ROLLA, Mo. -- For 15 University of Missouri-Rolla engineering students, a summer trip to the tropics was far from relaxing.
The students were part of Engineers Without Borders, a national group that uses volunteers to help develop public infrastructure in poor and underdeveloped areas of the world.
In the Rolla students' case, they traveled to the Bolivian villages of Inka Katurapi and Rio Colorado, both outside the capital of La Paz.
In Inka Katurapi, they taught the roughly 80 families living in mud brick homes how to build, operate and maintain composting latrines for each family.
"Ask anyone there what their most pressing need is and they will tell you, 'Aqua es vida.' Water is life," said Allison Poulignot, a 19-year-old civil engineering sophomore. "They really need clean water for drinking, for cooking, for bathing."
Poulignot can attest to that after becoming ill while building latrines and losing 15 pounds during the 10-day trip.

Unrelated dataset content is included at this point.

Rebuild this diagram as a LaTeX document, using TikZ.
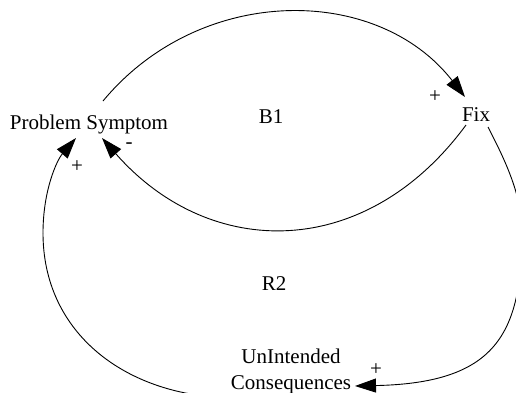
\documentclass[tikz,border=0pt]{standalone}
\usepackage{fontspec}
\setmainfont{Liberation Serif}
\usetikzlibrary{arrows.meta,calc}
\tikzset{
  lbl/.style={inner sep=0pt, font=\fontsize{21}{26}\selectfont},
  loopname/.style={inner sep=0pt, font=\fontsize{21}{26}\selectfont},
  sign/.style={inner sep=0pt, font=\fontsize{21}{23}\selectfont},
  link/.style={line width=0.9pt, -{Triangle[length=21pt,width=14pt]}}
}
\begin{document}
\begin{tikzpicture}[x=1pt,y=-1pt]
\useasboundingbox (0,0) rectangle (516,392);
% variables
\node[lbl, anchor=base] (PS) at (89,129) {Problem Symptom};
\node[lbl, anchor=base] (Fix) at (476,121) {Fix};
\node[lbl, align=center] (UC) at (291,371) {UnIntended\\Consequences};
% loop names
\node[loopname, anchor=base] (B1) at (271,123) {B1};
\node[loopname, anchor=base] (R2) at (274,290) {R2};
% links
\draw[link] ($(PS.base)+(14,-28)$) .. controls (200,-16) and (377,-16) .. ($(Fix.base)+(-11,-24)$);
\draw[link] ($(Fix.base)+(-10,4)$) .. controls (366,261) and (210,261) .. ($(PS.base)+(13,9)$);
\draw[line width=0.9pt] ($(Fix.base)+(12,6)$) .. controls (505,160) and (522,195) .. (522,232) coordinate (rgt);
\draw[link] (rgt) .. controls (522,335) and (495,383) .. ($(UC.center)+(64,15)$);
\draw[line width=0.9pt] ($(UC.center)+(-76,26)$) .. controls (120,390) and (43,330) .. (43,233) coordinate (lft);
\draw[link] (lft) .. controls (43,190) and (57,160) .. ($(PS.base)+(-13,9)$);
% polarities
\node[sign] (s1) at (435,97) {+};
\node[sign] (s2) at (129,146) {-};
\node[sign] (s3) at (77,167) {+};
\node[sign] (s4) at (376,370) {+};
\end{tikzpicture}
\end{document}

In Rio Colorado, another group of student mixed mortar and laid bricks to build new showers for a school and installed plumbing to handle the increased water flow. Last year, they replaced the school's shallow, bacteria-filled wells with deeper ones.
"I know that when I graduate I'm going to use my degree to do this kind of work," said Tom Scroggin, a 21-year-old Rolla senior from Kansas City, who worked on the Rio Colorado project. "It's powerful knowing the scope of how much you can affect the world."
Established in 2002, Engineers Without Borders-USA has about 200 chapters around the country and 8,000 members. Sixty percent of the chapters are made up of college students.
Rolla, which is overseeing two projects in Bolivia and plans a third next year in Honduras, is one of the more active chapters, said Tracy Beavers, a spokeswoman for the Longmont, Colo.-based organization.
Chapters must agree to work on a project for five years. Students make several visits to their chosen villages, accompanied by professors and sometimes professional engineering members.
The members make sure in preliminary discussions with villagers what are their most pressing needs and whether they'll be able to keep the improvements running after the students are gone.
"The nice thing about Engineers Without Borders is we make sure our projects can be sustained," Beavers said.
Travel expenses, equipment and other needs for the students are paid by the members themselves, although the national organization sometimes provides grants. The Rolla students raised more than $100,000 in corporate donations last year and spent more than half on the summer projects.
"The vision we have is to create a completely new species of engineer; the humanitarian engineer," Beavers said. "Our mission is to make people's lives better all over the world, one community at a time."
More than 80 percent of the group's projects involve filtering and routing water in small villages. But members also build clinics and schools.
The Rolla chapter already plans to return to Bolivia next month to supervise the building of a bridge to connect Inka Katurapi and a neighboring community over a river.